Starting in late December, a change in atmospheric pressure shifts ocean currents so that warm waters come closer to shore and displace the cold waters. During this time, air and water temperatures, tides, sea levels and wave heights, and relative humidity all rise. These conditions produce heavy rainfall that used to last through August, but now usually only lasts into May. Rain during the rainy season is punctuated by sunny weather.

The dry season, which now begins in June or July and lasts sometimes into mid January, is characterized by cooler temperatures and more overcast skies. The Bamboo House research station in the Jama-Coaque Ecological Reserve has recorded an average daily temperature range of 24–31 C in the rainy season, and 19–29 C in the dry season. Throughout the entire coast of Ecuador, annual precipitation varies widely according to latitude, with as much as 8,000 mm of rain in the extreme north, close to the Colombian border, to as little as 300 mm in the extreme south, close to the Peruvian border.

In the Pacific Equatorial Forest, which is located in between these two extremes, precipitation primarily varies according to elevation and proximity to the ocean. In the premontane cloud forest along the peaks of the coastal mountains, which strip wáter from the nearly constant cloud cover, annual precipitation is 2,000-3,000 mm, and the vegetation is green and lush year-round. Along the shoreline, annual rainfall can be as little as 800 mm, and in these much drier conditions the majority of trees shed their leaves during the dry season, creating tropical deciduous forest (also known as tropical dry forest).

== Wildlife ==
The Pacific Equatorial Forest provides habitat for serves as habitat and key migratory channel for two endangered species of primates; the (mantled howler monkey and white-fronted capuchin monkey)and six endangered species of felines, the (jaguar, puma, ocelot, oncilla, margay and jaguarundi). Other endangered mammals include the tayra, the three-toed sloth, the western agouti, and the spotted paca.

Endemic and/or rare species of birds include the Red-Masked Parakeet, Pale-browed Tinamou, Pacific Pygmy Owl, Esmeralda Woodstar hummingbird, Gray-backed Hawk, Guayaquil Woodpecker, Pacific Royal-Flycatcher, Plumbeous Kite, Rufous-headed Chachalaca, and the Chocó Toucan.

In 2009, herpetologist Paul S. Hamilton discovered thirty new species of frog and one new species of snake in three remnants of Pacific Equatorial Forest (Lalo Loor Dry Forest Reserve, Jama-Coaque Ecological Reserve, and Cerro Pata de Pajaro).

== Threats ==
The primary cause of deforestation in the region is the conversion of native forest into cattle pasture, a process which is aided by illegal logging and slash-and-burn agriculture. The deforestation figure in all of coastal Ecuador is 98%. The Pacific Equatorial Forest, which has suffered an estimated loss of 75% of its native forest, has thus fared somewhat better than the rest of the region owing to its limited access and more challenging topography. However, the construction of a new coastal highway through the region threatens to facilitate the deforestation of the last remnants of Pacific Equatorial Forest.

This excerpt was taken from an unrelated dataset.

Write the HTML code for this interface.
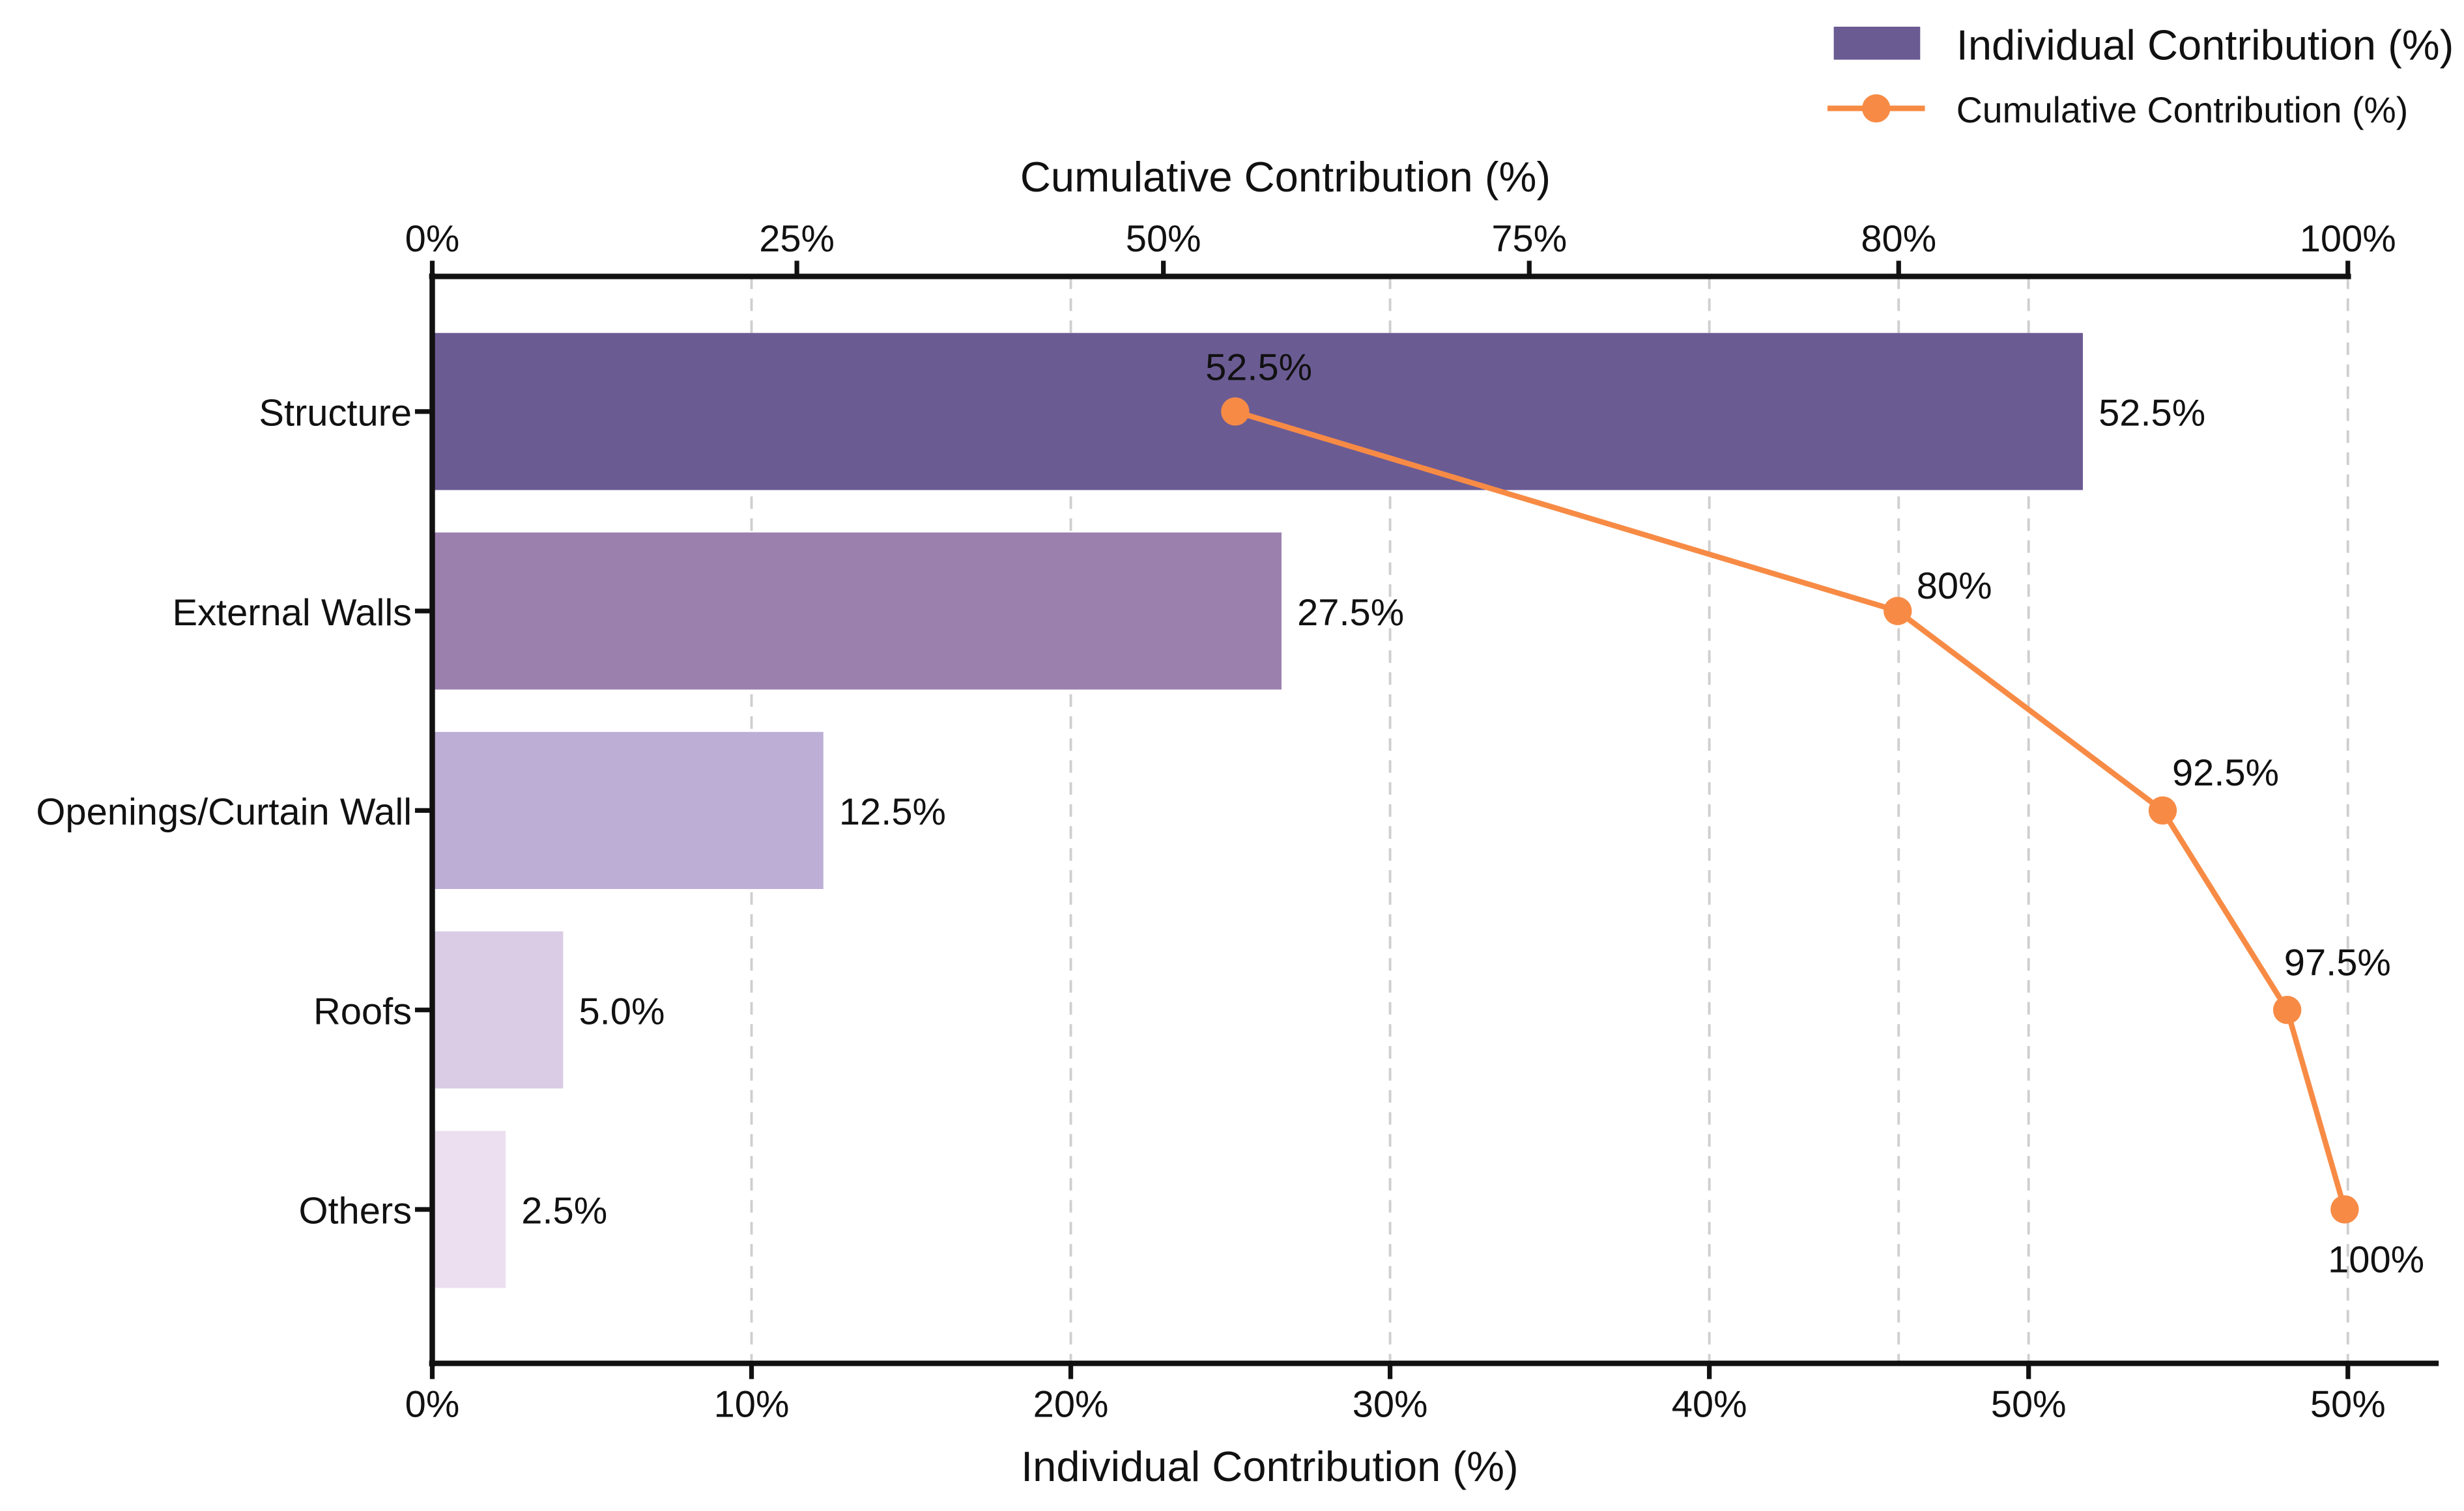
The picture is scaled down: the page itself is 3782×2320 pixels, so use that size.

In 2001, the Centro de Investigación de Bosques Tropicales (Tropical Forest Research Center) reported: "Due to the high rate of endemism, the mass elimination of forest habitat in the Coastal region over the last half-century represents one of the greatest species extinction events in history." The human consequences of regional deforestation have likewise been significant. The dramatic loss of forest cover over the last 50 years has altered the rain cycle and caused a sharp decline in regional precipitation.

Whereas three generations ago the rainy season lasted eight months per year and the dry season four, that ratio has inverted, and now the rainy season barely lasts four months, followed by eight months of drought. Rivers that used to be viable year-round now run dry half of the year, crops fail, and droughts result in high death rates of livestock, an effect which is particularly acute during periods of the La Nina ocean-atmosphere phenomenon.

== Conservation status ==
There are three private ecological reserves that protect remnants of the Pacific Equatorial Forest: Cerro Pata de Pajaro (Fundación Tercer Mundo), the Lalo Loor Dry Forest Reserve (Lalo Loor and family), and the Jama-Coaque Ecological Reserve (Third Millennium Alliance), which protect 1,000 acres, 500 acres, and 1,500 acres respectively.

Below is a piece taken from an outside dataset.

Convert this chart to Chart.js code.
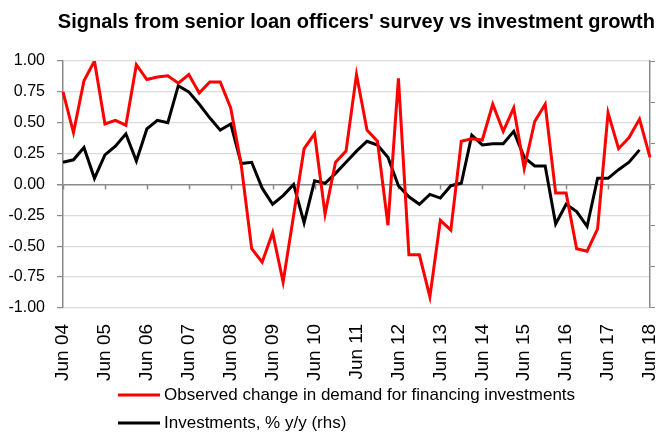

The Three Forest Trail, established in 2010, is a 25-km-long trail that connects the dry forest of the Lalo Loor Dry Forest Reserve with the rainforest of the Jama-Coaque Ecological Reserve via the cloud-forested mountain ridges. The trail is meant to function as an incentive for conservation, as all forest owners along the trail receive a percentage of the trail fees.

However, the vast majority of the Pacific Equatorial Forest remains unprotected and continued to be logged and cleared for agriculture and cattle ranching. In 2009 the Ecuadorian Ministry of the Environment launched its Socio Bosque (Forest Partners) program, which provides forest owners with an annual conservation subsidy of $30 per hectare ($12/acre). The program gained some traction in the region but the long-term efficacy is still uncertain.